Edith Wilson papers

Descriptive Summary

Title
Edith Wilson papers
Identifier
BMRC.DUSABLE.WILSON
Repository
DuSable Museum of African American History
Language
English
Size
0.5 Linear feet
Dates
1921-1975
Creator
Wilson, Edith, 1896-1981

Biographical note

Highly regarded as a blues singer and vaudeville performer by the 1920s, Edith Wilson went on to perform on radio, television, and as a spokeswoman for the Quaker Oats Company. Wilson was born Edith Goodall on September 2, 1896 in Louisville, Kentucky to Susan Jones and Hundley Goodall. After performing locally in her youth and at Louisville’s Park Theater, Wilson moved to Chicago and worked in local cabarets and clubs in 1921. In this period, she formed a musical trio with siblings Lena Wilson and Danny Wilson. Wilson became well known for her song, “He May Be Your Man (But He Comes to See Me Sometimes),” but her first recording was “Nervous Blues,” which she recorded with Johnny Dunn’s Jazz Hounds in 1921 for Columbia Records. In that same year, she appeared in the all-black revue Put and Take, after which Wilson was a constant presence on stages in New York and Europe. Throughout the 1920s, she toured with the Theater Owners Booking Association (TOBA) circuit and performed in New York, including a long run with the Fletcher Henderson Orchestra at Club Alabam. She also sang and performed in comedy skits in Lew Leslie’s Plantation Revue, European revues Chocolate Kiddies and Leslie’s Blackbirds tour, and in longer theater runs in Paris. Wilson transitioned from the heyday of black revues to less frequent performances in the early 1930s, working alongside Duke Ellington, Louis Armstrong, Bill Robinson, Cab Calloway, Noble Sissle, Bubber Miley, and Jimmie Lunceford. Looking for steadier work in the late 1930s, Wilson moved to California and toured on Burt Levy’s West Coast Circuit. She also took on small acting roles in the films I’m Still Alive (1940) and To Have and Have Not (1944), and larger roles on the radio programs The Great Gildersleeve and Amos ‘n’ Andy, in which she played the mother-in-law of Kingfish. She also performed with the United Service Organization (USO) on US military bases during World War II. She met Millard Wilson in this period and they married in 1947.

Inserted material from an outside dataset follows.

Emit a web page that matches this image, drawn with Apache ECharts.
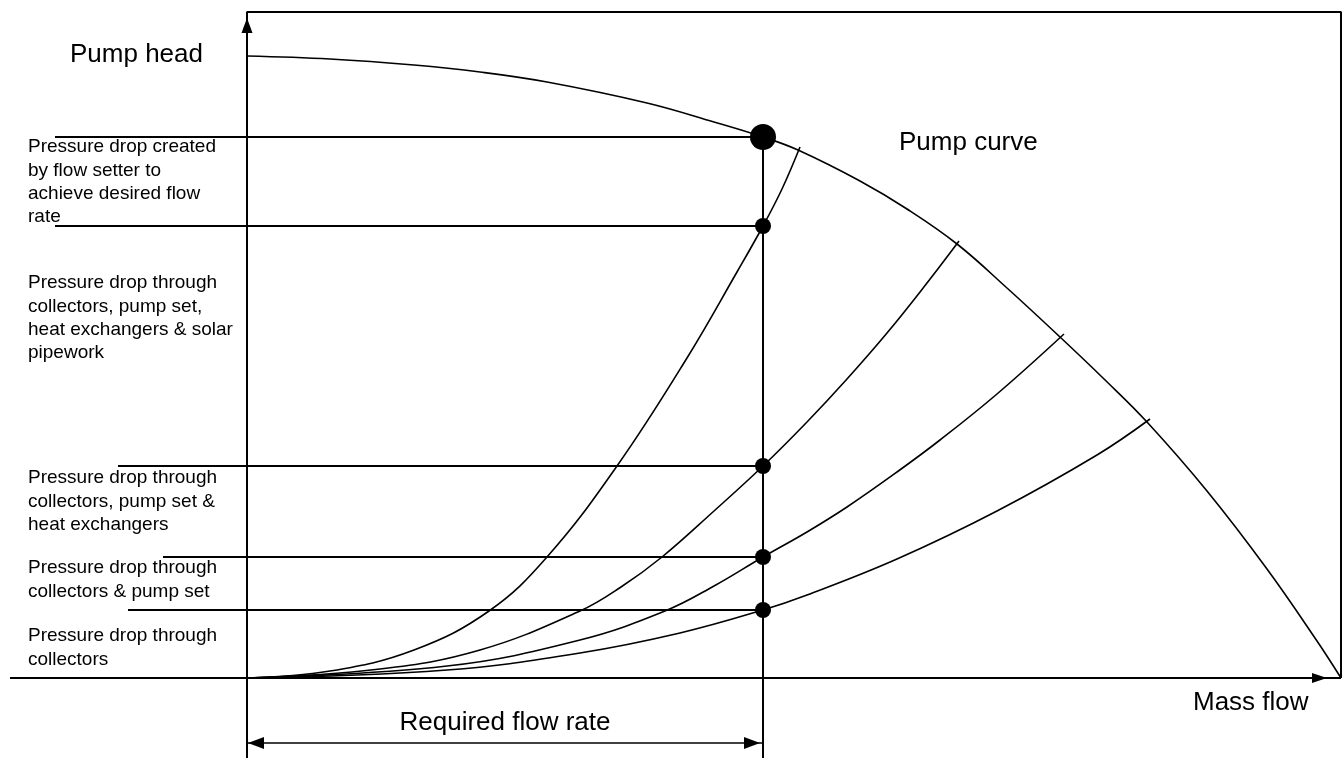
<!DOCTYPE html>
<html>
<head>
<meta charset="utf-8">
<script src="https://cdn.jsdelivr.net/npm/echarts@6/dist/echarts.min.js"></script>
<style>
html,body{margin:0;padding:0;background:#fff;}
#chart{width:1343px;height:758px;}
</style>
</head>
<body>
<div id="chart"></div>
<script>
// ---- data (flow, head) in arbitrary schematic units ----
const pumpCurve = [[0,622],[83,619],[167,613],[233,606],[300,596],[400,575],[467,556],[516,541],[551,528],[613,497],[660,469],[710,434],[760,390],[813,341],[856,300],[900,256],[960,187],[1020,109],[1070,37],[1094,0]];
const systemCurve1 = [[0,0],[83,7],[167,28],[242,67],[300,121],[370,212],[440,320],[490,406],[516,452],[535,489],[553,531]];
const systemCurve2 = [[0,0],[133,9],[233,28],[333,67],[374,91],[415,121],[467,167],[516,212],[560,256],[600,299],[640,345],[680,395],[712,437]];
const systemCurve3 = [[0,0],[200,12],[333,38],[418,67],[467,92],[516,121],[560,146],[600,171],[650,206],[693,238],[750,284],[817,344]];
const systemCurve4 = [[0,0],[200,8],[333,25],[433,45],[516,68],[560,83],[650,119],[750,167],[850,223],[903,259]];
const requiredFlow = 516;
const dutyHeads = [541, 452, 212, 121, 68];
const leaderStarts = [-192, -192, -129, -84, -119];
const axisFlowMin = -247, axisFlowMax = 1096, axisHeadMin = -80, axisHeadMax = 678;
const frameHead = 666, frameFlow = 1094, xAxisStart = -237, dimHead = -65;

const labels = [
  {text:'Pressure drop created\nby flow setter to\nachieve desired flow\nrate', top:135.5},
  {text:'Pressure drop through\ncollectors, pump set,\nheat exchangers & solar\npipework', top:271.5},
  {text:'Pressure drop through\ncollectors, pump set &\nheat exchangers', top:466.5},
  {text:'Pressure drop through\ncollectors & pump set', top:556.5},
  {text:'Pressure drop through\ncollectors', top:624.5}
];

const FONT = '"Liberation Sans", Arial, Helvetica, sans-serif';
const BLACK = '#000';

function lineSeries(data, width, z) {
  return {type:'line', data:data, symbol:'none', silent:true, clip:false, z:z||2,
    lineStyle:{color:BLACK, width:width}};
}
function curveSeries(data) {
  const s = lineSeries(data, 1.6, 3);
  s.smooth = 0.4;
  return s;
}

const series = [];
// frame: y axis + top border + right border
series.push(lineSeries([[0,axisHeadMin],[0,frameHead],[frameFlow,frameHead],[frameFlow,0]], 2));
// x axis
series.push(lineSeries([[xAxisStart,0],[frameFlow,0]], 2));
// required flow vertical line
series.push(lineSeries([[requiredFlow,dutyHeads[0]],[requiredFlow,axisHeadMin]], 2));
// leader lines
dutyHeads.forEach((h,i)=>series.push(lineSeries([[leaderStarts[i],h],[requiredFlow,h]], 2)));
// dimension line
series.push(lineSeries([[0,dimHead],[requiredFlow,dimHead]], 1.6));
// curves
[pumpCurve, systemCurve1, systemCurve2, systemCurve3, systemCurve4].forEach(c=>series.push(curveSeries(c)));
// arrows
series.push({type:'scatter', silent:true, z:5, itemStyle:{color:BLACK, opacity:1},
  data:[
    {value:[0,652.5], symbol:'triangle', symbolSize:[11,15], symbolRotate:0},
    {value:[1072.5,0], symbol:'triangle', symbolSize:[10,15], symbolRotate:-90},
    {value:[9,dimHead], symbol:'triangle', symbolSize:[12,16], symbolRotate:90},
    {value:[505,dimHead], symbol:'triangle', symbolSize:[12,16], symbolRotate:-90}
  ]});
// duty points
series.push({type:'scatter', silent:true, z:6, symbol:'circle', itemStyle:{color:BLACK, opacity:1},
  data:dutyHeads.map((h,i)=>({value:[requiredFlow,h], symbolSize: i===0 ? 26 : 16}))});

const graphic = [
  {type:'text', x:70, y:55, style:{text:'Pump head', font:'26px '+FONT, fill:BLACK, align:'left', verticalAlign:'middle'}},
  {type:'text', x:899, y:143, style:{text:'Pump curve', font:'26px '+FONT, fill:BLACK, align:'left', verticalAlign:'middle'}},
  {type:'text', x:1193, y:703, style:{text:'Mass flow', font:'26px '+FONT, fill:BLACK, align:'left', verticalAlign:'middle'}},
  {type:'text', x:505, y:723, style:{text:'Required flow rate', font:'26px '+FONT, fill:BLACK, align:'center', verticalAlign:'middle'}}
];
labels.forEach(l=>graphic.push({type:'text', x:28, y:l.top,
  style:{text:l.text, font:'19px '+FONT, lineHeight:23.3, fill:BLACK, align:'left', verticalAlign:'top'}}));

const chart = echarts.init(document.getElementById('chart'), null, {renderer:'canvas'});
chart.setOption({
  animation:false,
  backgroundColor:'#fff',
  grid:{left:0,right:0,top:0,bottom:0,containLabel:false},
  xAxis:{type:'value', min:axisFlowMin, max:axisFlowMax, show:false},
  yAxis:{type:'value', min:axisHeadMin, max:axisHeadMax, show:false},
  series:series,
  graphic:graphic
});
</script>
</body>
</html>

Around 1948, Wilson was hired by the Quaker Oats Company to portray the character of Aunt Jemima, a cook who was featured on the boxes of the company’s pancake mixes. Wilson referred to herself frequently as the “last Aunt Jemima” but she was actually one of at least four women who represented the character for Quaker Oats in the 1950s and 1960s. These performers included Aylene Lewis, who worked in “Aunt Jemima’s Pancake House” at Disneyland, and Ethel Ernestine Harper and Rosie Hall, who both toured as Aunt Jemima. Wilson represented the company on the radio (where she could be heard on either a weekly or thrice-weekly radio program on ABC), was seen in television appearances, and in person for civic, charity, and service clubs across the country. Throughout this period, the NAACP and other civil rights organizations campaigned against racist portrayals of African-American life. These groups specifically targeted the “Aunt Jemima” character and called for an end to it. Following such pressure, Quaker Oats ended local appearances of Aunt Jemima in 1965 and subsequently ended Wilson’s employment in 1966.

Conditions Governing Access note

Access to this collection is restricted; please contact the holding institution for details.

Processing Information note

This collection was surveyed as part of the Black Metropolis Research Consortium's Survey Initiative on 2010 August 4 by Lisa Calahan and Bergis Jules.